## begin

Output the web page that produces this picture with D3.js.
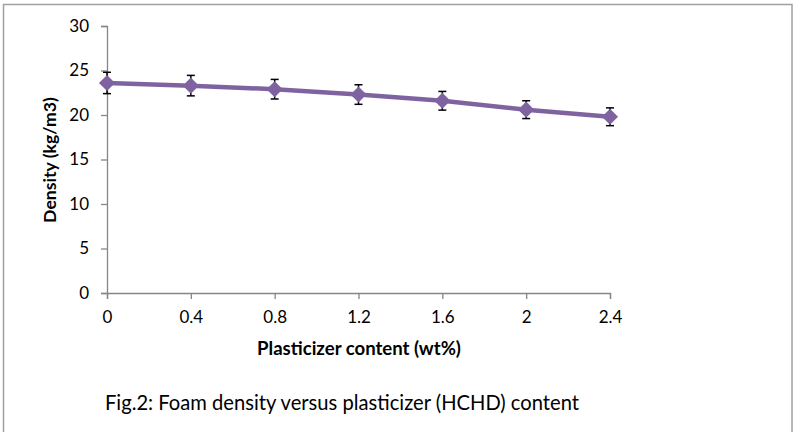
<!DOCTYPE html>
<html>
<head>
<meta charset="utf-8">
<script src="https://cdn.jsdelivr.net/npm/d3@7"></script>
<style>
  body { margin: 0; background: #fff; }
  svg { display: block; font-family: Lato, "Open Sans", sans-serif; }
</style>
</head>
<body>
<div id="chart"></div>
<script>
// plasticizer content (wt%) and measured foam density (kg/m3)
const content = [0, 0.4, 0.8, 1.2, 1.6, 2, 2.4];
const density = [23.6, 23.3, 22.9, 22.3, 21.6, 20.6, 19.8];
const errors = [1.2, 1.15, 1.1, 1.1, 1.05, 1.0, 1.0];
const yTicks = [0, 5, 10, 15, 20, 25, 30];
const xTickLabels = ["0", "0.4", "0.8", "1.2", "1.6", "2", "2.4"];

const width = 800, height = 432;
const margin = {top: 26, right: 190, bottom: 139, left: 107};

const svg = d3.select("#chart").append("svg")
    .attr("width", width)
    .attr("height", height);

// outer frame of the chart area
svg.append("rect")
    .attr("x", 3.5).attr("y", 4.5)
    .attr("width", 788.5).attr("height", 460)
    .attr("fill", "none")
    .attr("stroke", "#a0a0a0")
    .attr("stroke-width", 1.5);

const x = d3.scalePoint()
    .domain(xTickLabels)
    .range([margin.left, width - margin.right]);

const y = d3.scaleLinear()
    .domain([0, 30])
    .range([height - margin.bottom, margin.top]);

const data = content.map((c, i) => ({label: xTickLabels[i], v: density[i], e: errors[i]}));

// axes
const yAxis = svg.append("g")
    .attr("transform", "translate(" + margin.left + ",0)")
    .call(d3.axisLeft(y).tickValues(yTicks).tickSize(6).tickPadding(12));

const xAxis = svg.append("g")
    .attr("transform", "translate(0," + y(0) + ")")
    .call(d3.axisBottom(x).tickSize(6).tickPadding(12));

[yAxis, xAxis].forEach((g) => {
  g.select(".domain").attr("stroke", "#868686").attr("stroke-width", 1.3);
  g.selectAll(".tick line").attr("stroke", "#868686").attr("stroke-width", 1.3);
  g.selectAll(".tick text")
      .attr("fill", "#000")
      .style("font-size", "17px")
      .style("font-family", "Lato, sans-serif");
});

// series line
const line = d3.line()
    .x((d) => x(d.label))
    .y((d) => y(d.v));

svg.append("path")
    .datum(data)
    .attr("d", line)
    .attr("fill", "none")
    .attr("stroke", "#7f63a1")
    .attr("stroke-width", 4.5)
    .attr("stroke-linejoin", "round");

// error bars (drawn under the markers)
const err = svg.selectAll(".err")
    .data(data)
  .enter().append("g")
    .attr("class", "err")
    .attr("stroke", "#000")
    .attr("stroke-width", 1.5);

err.append("line")
    .attr("x1", (d) => x(d.label)).attr("x2", (d) => x(d.label))
    .attr("y1", (d) => y(d.v + d.e)).attr("y2", (d) => y(d.v - d.e));
err.append("line")
    .attr("x1", (d) => x(d.label) - 4).attr("x2", (d) => x(d.label) + 4)
    .attr("y1", (d) => y(d.v + d.e)).attr("y2", (d) => y(d.v + d.e));
err.append("line")
    .attr("x1", (d) => x(d.label) - 4).attr("x2", (d) => x(d.label) + 4)
    .attr("y1", (d) => y(d.v - d.e)).attr("y2", (d) => y(d.v - d.e));

// diamonds
svg.selectAll(".pt")
    .data(data)
  .enter().append("path")
    .attr("class", "pt")
    .attr("d", d3.symbol().type(d3.symbolDiamond2).size(165))
    .attr("transform", (d) => "translate(" + x(d.label) + "," + y(d.v) + ")")
    .attr("fill", "#7f63a1");

// fit a text element to a target width by adjusting font size
function fit(sel, w) {
  const cur = sel.node().getComputedTextLength();
  const fs = parseFloat(sel.style("font-size"));
  sel.style("font-size", (fs * w / cur).toFixed(2) + "px");
}

const xLabel = svg.append("text")
    .attr("x", 359).attr("y", 355)
    .attr("text-anchor", "middle")
    .style("font-weight", "bold")
    .style("font-size", "16px")
    .text("Plasticizer content (wt%)");
fit(xLabel, 204);

const yLabel = svg.append("text")
    .attr("transform", "translate(56,160) rotate(-90)")
    .attr("text-anchor", "middle")
    .style("font-weight", "bold")
    .style("font-size", "16px")
    .text("Density (kg/m3)");
fit(yLabel, 126);

const caption = svg.append("text")
    .attr("x", 105).attr("y", 410)
    .style("font-size", "18px")
    .text("Fig.2: Foam density versus plasticizer (HCHD) content");
fit(caption, 474);
</script>
</body>
</html>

## end

▶ _Your goal_
Without the pictures, retype the whole of the material above exactly.

▶ _Reply_
Output the web page that produces this picture with D3.js.
<!DOCTYPE html>
<html>
<head>
<meta charset="utf-8">
<script src="https://cdn.jsdelivr.net/npm/d3@7"></script>
<style>
  body { margin: 0; background: #fff; }
  svg { display: block; font-family: Lato, "Open Sans", sans-serif; }
</style>
</head>
<body>
<div id="chart"></div>
<script>
// plasticizer content (wt%) and measured foam density (kg/m3)
const content = [0, 0.4, 0.8, 1.2, 1.6, 2, 2.4];
const density = [23.6, 23.3, 22.9, 22.3, 21.6, 20.6, 19.8];
const errors = [1.2, 1.15, 1.1, 1.1, 1.05, 1.0, 1.0];
const yTicks = [0, 5, 10, 15, 20, 25, 30];
const xTickLabels = ["0", "0.4", "0.8", "1.2", "1.6", "2", "2.4"];

const width = 800, height = 432;
const margin = {top: 26, right: 190, bottom: 139, left: 107};

const svg = d3.select("#chart").append("svg")
    .attr("width", width)
    .attr("height", height);

// outer frame of the chart area
svg.append("rect")
    .attr("x", 3.5).attr("y", 4.5)
    .attr("width", 788.5).attr("height", 460)
    .attr("fill", "none")
    .attr("stroke", "#a0a0a0")
    .attr("stroke-width", 1.5);

const x = d3.scalePoint()
    .domain(xTickLabels)
    .range([margin.left, width - margin.right]);

const y = d3.scaleLinear()
    .domain([0, 30])
    .range([height - margin.bottom, margin.top]);

const data = content.map((c, i) => ({label: xTickLabels[i], v: density[i], e: errors[i]}));

// axes
const yAxis = svg.append("g")
    .attr("transform", "translate(" + margin.left + ",0)")
    .call(d3.axisLeft(y).tickValues(yTicks).tickSize(6).tickPadding(12));

const xAxis = svg.append("g")
    .attr("transform", "translate(0," + y(0) + ")")
    .call(d3.axisBottom(x).tickSize(6).tickPadding(12));

[yAxis, xAxis].forEach((g) => {
  g.select(".domain").attr("stroke", "#868686").attr("stroke-width", 1.3);
  g.selectAll(".tick line").attr("stroke", "#868686").attr("stroke-width", 1.3);
  g.selectAll(".tick text")
      .attr("fill", "#000")
      .style("font-size", "17px")
      .style("font-family", "Lato, sans-serif");
});

// series line
const line = d3.line()
    .x((d) => x(d.label))
    .y((d) => y(d.v));

svg.append("path")
    .datum(data)
    .attr("d", line)
    .attr("fill", "none")
    .attr("stroke", "#7f63a1")
    .attr("stroke-width", 4.5)
    .attr("stroke-linejoin", "round");

// error bars (drawn under the markers)
const err = svg.selectAll(".err")
    .data(data)
  .enter().append("g")
    .attr("class", "err")
    .attr("stroke", "#000")
    .attr("stroke-width", 1.5);

err.append("line")
    .attr("x1", (d) => x(d.label)).attr("x2", (d) => x(d.label))
    .attr("y1", (d) => y(d.v + d.e)).attr("y2", (d) => y(d.v - d.e));
err.append("line")
    .attr("x1", (d) => x(d.label) - 4).attr("x2", (d) => x(d.label) + 4)
    .attr("y1", (d) => y(d.v + d.e)).attr("y2", (d) => y(d.v + d.e));
err.append("line")
    .attr("x1", (d) => x(d.label) - 4).attr("x2", (d) => x(d.label) + 4)
    .attr("y1", (d) => y(d.v - d.e)).attr("y2", (d) => y(d.v - d.e));

// diamonds
svg.selectAll(".pt")
    .data(data)
  .enter().append("path")
    .attr("class", "pt")
    .attr("d", d3.symbol().type(d3.symbolDiamond2).size(165))
    .attr("transform", (d) => "translate(" + x(d.label) + "," + y(d.v) + ")")
    .attr("fill", "#7f63a1");

// fit a text element to a target width by adjusting font size
function fit(sel, w) {
  const cur = sel.node().getComputedTextLength();
  const fs = parseFloat(sel.style("font-size"));
  sel.style("font-size", (fs * w / cur).toFixed(2) + "px");
}

const xLabel = svg.append("text")
    .attr("x", 359).attr("y", 355)
    .attr("text-anchor", "middle")
    .style("font-weight", "bold")
    .style("font-size", "16px")
    .text("Plasticizer content (wt%)");
fit(xLabel, 204);

const yLabel = svg.append("text")
    .attr("transform", "translate(56,160) rotate(-90)")
    .attr("text-anchor", "middle")
    .style("font-weight", "bold")
    .style("font-size", "16px")
    .text("Density (kg/m3)");
fit(yLabel, 126);

const caption = svg.append("text")
    .attr("x", 105).attr("y", 410)
    .style("font-size", "18px")
    .text("Fig.2: Foam density versus plasticizer (HCHD) content");
fit(caption, 474);
</script>
</body>
</html>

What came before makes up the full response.